I awoke after around twelve hours sleep to find a beautiful sunny morning. Since my plan was to visit relatives in Forster I let Tom go on his merry way and took it fairly easy in getting going. I spent a bit of time at the beach and gave my things a chance to dry. If you’re ever around Booti Booti I can recommend camping at The Ruins campground. It’s a nice NP campground with a beach and good facilities.
Forster was only about 15km away, but within Forster itself there are a number of hills. The people I was visiting lived right at the top of these, so I felt I deserved the tea and hot crossed buns that awaited me there. Their verandah had a lovely view of the beach and I would have been happy to stay, but the view became that of a dark imposing storm making it’s way towards me. In a bid to defeat it I jumped on the bike and headed towards Taree, but it wasn’t long before I was riding in steady rain. It was still a nice ride along the river though. I stopped in near a place called Darawank for lunch out of the rain.
Lunch stop out of the rain at a rest stop near Darawank
I had a bit of trouble with the rain covers on my panniers, so riding along the highway was slow going.
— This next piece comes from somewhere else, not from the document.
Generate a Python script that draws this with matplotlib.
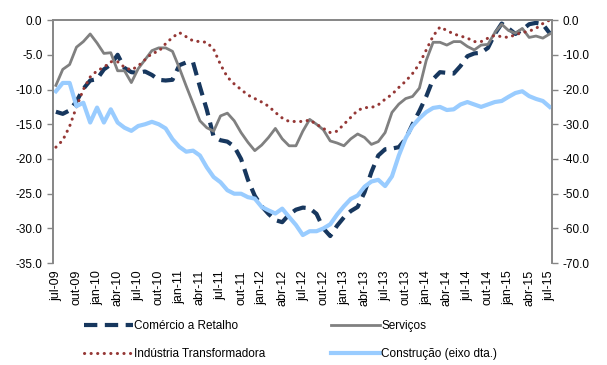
import numpy as np
import matplotlib.pyplot as plt

plt.rcParams['font.family'] = ['Liberation Sans', 'DejaVu Sans']

# monthly series, jul-09 .. jul-15
comercio = [-13.2, -13.5, -13.0, -11.7, -9.9, -8.7, -8.5, -7.1, -6.4, -5.0,
            -6.9, -7.5, -7.6, -7.4, -7.9, -8.6, -8.7, -8.6, -6.5, -6.1,
            -6.1, -9.6, -12.9, -16.8, -17.3, -17.5, -18.2, -20.0, -23.0, -25.3,
            -26.8, -27.9, -28.8, -29.1, -28.0, -27.3, -27.0, -27.1, -27.9, -30.0,
            -31.1, -29.6, -28.4, -27.5, -26.9, -24.8, -21.9, -19.5, -18.6, -18.5,
            -18.3, -17.1, -15.0, -13.1, -11.0, -8.5, -7.5, -7.6, -7.7, -6.6,
            -5.2, -4.8, -4.7, -4.0, -2.0, -0.5, -1.2, -2.0, -1.4, -0.6,
            -0.4, -0.6, -1.9]
servicos = [-9.4, -7.1, -6.4, -3.9, -3.1, -2.0, -3.3, -4.8, -4.7, -7.3,
            -7.3, -9.0, -7.0, -5.7, -4.4, -4.0, -4.0, -4.5, -6.9, -9.5,
            -12.0, -14.5, -15.5, -16.0, -13.8, -13.4, -14.5, -16.2, -17.6, -18.8,
            -18.0, -16.9, -15.6, -17.1, -18.1, -18.1, -16.0, -14.3, -15.0, -15.8,
            -17.4, -17.7, -18.1, -17.1, -16.4, -16.9, -17.9, -17.5, -16.2, -13.3,
            -12.1, -11.3, -11.0, -9.8, -5.8, -3.2, -3.2, -3.6, -3.1, -3.1,
            -3.8, -4.3, -3.6, -3.5, -1.8, -0.6, -1.5, -1.9, -1.2, -2.5,
            -2.3, -2.6, -2.0]
industria = [-18.3, -17.3, -15.3, -12.5, -10.0, -8.2, -7.3, -6.8, -6.0, -6.0,
             -6.8, -7.2, -6.6, -5.7, -4.8, -4.5, -3.4, -2.5, -1.8, -2.4,
             -3.0, -3.1, -3.2, -4.2, -6.4, -8.2, -9.2, -10.0, -10.8, -11.3,
             -11.8, -12.4, -13.3, -14.1, -14.6, -14.6, -14.6, -14.4, -15.0, -15.6,
             -16.2, -16.0, -15.0, -14.0, -13.0, -12.6, -12.6, -12.2, -11.4, -10.7,
             -9.7, -8.8, -7.7, -6.3, -4.3, -2.3, -1.0, -1.5, -2.0, -2.3,
             -2.6, -3.1, -3.1, -2.6, -2.2, -2.4, -2.5, -2.1, -1.8, -1.6,
             -1.2, -0.5, 0.0]
construcao = [-20.5, -18.1, -18.1, -24.8, -23.8, -29.5, -25.2, -29.5, -25.7, -29.5,
              -31.0, -31.9, -30.5, -30.0, -29.3, -30.0, -31.2, -34.3, -36.5, -37.9,
              -37.6, -39.0, -42.4, -45.2, -46.7, -49.0, -50.0, -50.0, -51.0, -51.4,
              -53.8, -54.8, -55.7, -54.3, -56.7, -59.0, -61.9, -60.8, -60.8, -60.0,
              -58.8, -56.0, -53.6, -51.5, -50.5, -48.0, -46.5, -46.0, -47.8, -45.0,
              -39.0, -34.0, -30.5, -28.3, -26.5, -25.3, -25.0, -25.9, -25.7, -24.3,
              -23.6, -24.3, -25.0, -24.3, -23.6, -23.3, -22.1, -21.0, -20.5, -21.9,
              -22.7, -23.3, -25.0]

tick_labels = ['jul-09', 'out-09', 'jan-10', 'abr-10', 'jul-10', 'out-10',
               'jan-11', 'abr-11', 'jul-11', 'out-11', 'jan-12', 'abr-12',
               'jul-12', 'out-12', 'jan-13', 'abr-13', 'jul-13', 'out-13',
               'jan-14', 'abr-14', 'jul-14', 'out-14', 'jan-15', 'abr-15',
               'jul-15']

x = np.arange(len(comercio))
axis_grey = '#868686'

fig = plt.figure(figsize=(6.07, 3.65), dpi=100)
ax = fig.add_axes([0.087, 0.279, 0.822, 0.666])
ax2 = ax.twinx()

l1, = ax.plot(x, comercio, color='#17375E', lw=3.0, ls=(0, (3.2, 1.8)),
              label='Comércio a Retalho')
l2, = ax.plot(x, servicos, color='#808080', lw=2.0, label='Serviços')
l3, = ax.plot(x, industria, color='#953735', lw=2.2, ls=(0, (0.05, 2.1)),
              dash_capstyle='round', label='Indústria Transformadora')
l4, = ax2.plot(x, construcao, color='#99CCFF', lw=3.0,
               label='Construção (eixo dta.)')

ax.set_xlim(-0.45, 72.3)
ax.set_ylim(-35, 0)
ax2.set_ylim(-70, 0)
ax.set_yticks(np.arange(-35, 1, 5))
ax2.set_yticks(np.arange(-70, 1, 10))
ax.set_yticklabels(['%.1f' % v for v in np.arange(-35, 1, 5)])
ax2.set_yticklabels(['%.1f' % v for v in np.arange(-70, 1, 10)])

ax.set_xticks(np.arange(0, 73, 3))
ax.set_xticklabels(tick_labels, rotation=90)
ax.tick_params(axis='x', length=0, pad=5, labelsize=9, colors='black')
ax.tick_params(axis='y', length=4, width=1, color=axis_grey, labelsize=8.5)
ax2.tick_params(axis='y', length=4, width=1, color=axis_grey, labelsize=8.5)

for a in (ax, ax2):
    a.spines['bottom'].set_visible(False)
    for s in ('left', 'right', 'top'):
        a.spines[s].set_color(axis_grey)
        a.spines[s].set_linewidth(1.2)

fig.legend([l1, l3, l2, l4], [h.get_label() for h in (l1, l3, l2, l4)],
           ncol=2, loc='upper left', bbox_to_anchor=(0.13, 0.135),
           frameon=False, fontsize=8.5, handlelength=4.2, handletextpad=0.1,
           columnspacing=5.5, labelspacing=1.3, borderaxespad=0)

fig.savefig('out.png', dpi=100)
My vaude panniers keep everything dry, but raincovers can just be a pain in the arse in heavy rain. They fill up with water, fall off, and generally don’t always behave as they should. However Pacific Highway has a wide shoulder and it’s not a bad place for a cyclist. It’s little boring and had heavy traffic though.
Anyway I made it to just past Taree to a place called Cundletown and checked in to a Caravan Park on the Dawson River. It was one of the more scenic camping spots I’ve stayed at, even though it was in a Caravan Park.
Bob’s Farm to The Ruins, Booti Booti
Date: 20 April 2008
My first full day of riding started early because I wasn’t particularly comfortably sleeping and felt a need for some water. I arose at around 4am and rode the rest of the way into Nelson Bay, stopping at a servo to refill my water bottles which I had foolishly neglected the day prior. In Nelson Bay I grabbed a big subway breakfast and chatted to a crazy old man about the floundering mullet in the water. There was also some time for more sleep before the ferry to Tea Gardens departed.
The ferry ride was not uneventful, with a stop to watch some dolphins partway. I also met a guy, Tom, who was riding to Byron Bay and had the same route planned for the day as myself through Myall Lakes and Booti Booti National Park. We got off at Tea Gardens and headed along Mungo Brush road. We stopped at Dark Point which was an aboriginal site, but looked like a whole heap of sand dunes on a beach.
At Mungo Brush we lunched and I had a kip, then left Mungo Brush road for some adventure. We had both planned to head down a road between Mungo Brush and Seal Rocks road which was marked as a walking track on some maps and a road on some others. It turned out to be an unsealed road which had been closed since 2005 and was in not a great condition. It was very rocky for the most part, and about 30cm deep in water for the rest, and we had to go about 10km at close to walking pace. I never fell in the drink, but Tom got a little wet. The rest of the way to Seal Rocks road it was good graded dirt road. My pannier rack broke at one stage, but I fixed it up with zip ties. Always keep some handy. Tom had some gear trouble, but otherwise it was a mishap free adventure.
Tom getting wet on Hawksnest to Seal Rocks Road
After that it was Seal Rocks Road then onto Lakes Way and a bottlo. I was getting fairly tired towards the end of the day and Tom, who was a stronger rider, wanted to push on to the campsite at Booti Booti. He left me as it started to rain and made it to the campsite ahead of the coming storm, but I managed to get caught in a huge deluge. I was very glad when I finally pulled into The Ruins campground at Booti Booti and got out of the cold rain.